9. Me: “Rick Perry is anti-American, Anti-Gay, and
Anti-Woman.”
Dad: “Honey, Rick
Perry is so stupid he is lucky he knows how to breathe. He just stands there
during the debates like duh, duh, duh.”
8. “Kids, smoking is bad for you. It’s like having a cake
and taking a shit in the middle of the cake. If I ever catch you smoking, I
will take this board and beat your ass, understand?”
7. One time my dad cooked for my mom for Mother’s Day. He
attempted scrambled eggs and this is what happened
Brenna: “Dad, there are shells in these eggs.”
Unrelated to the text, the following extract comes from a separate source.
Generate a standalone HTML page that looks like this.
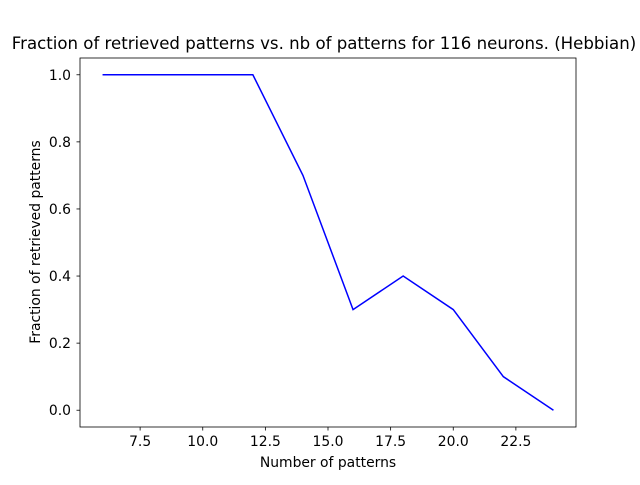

Dad: “Just shut up and eat them.”
6. “A liar can never be trusted. He who lies in big things
lies in small things. And if you associate yourself with a liar, you are a liar
by association. Got it kids?”
5. “Kid, your grades were bad this term. You are sucking
bottom. Look on the bright side though, I am sucking bottom with you.”
4. My dad’s advice to
me after breaking up with an ex of mine who couldnt stop lying,“April, let that
loser you seeing go wherever he is going, because frankly, he doesn’t even know
where he is going.”
3. My Dad after I broke up with my lawyer boyfriend: “April,
to tell you the truth I don’t like most lawyers. They are mentally unstable,
are lousy with money, and I can’t stand them and I am one. You need an
accountant. They have a job, are good with money, and aren’t idiots.”
2.” Kids, when someone won’t work, wears a toupee, has glue
on chest hair, and wears gold chains, that is someone you should never date let
alone marry. Understand?”
1.” Kids, when someone says no one understand them, it means
they are an asshole and everyone knows it.”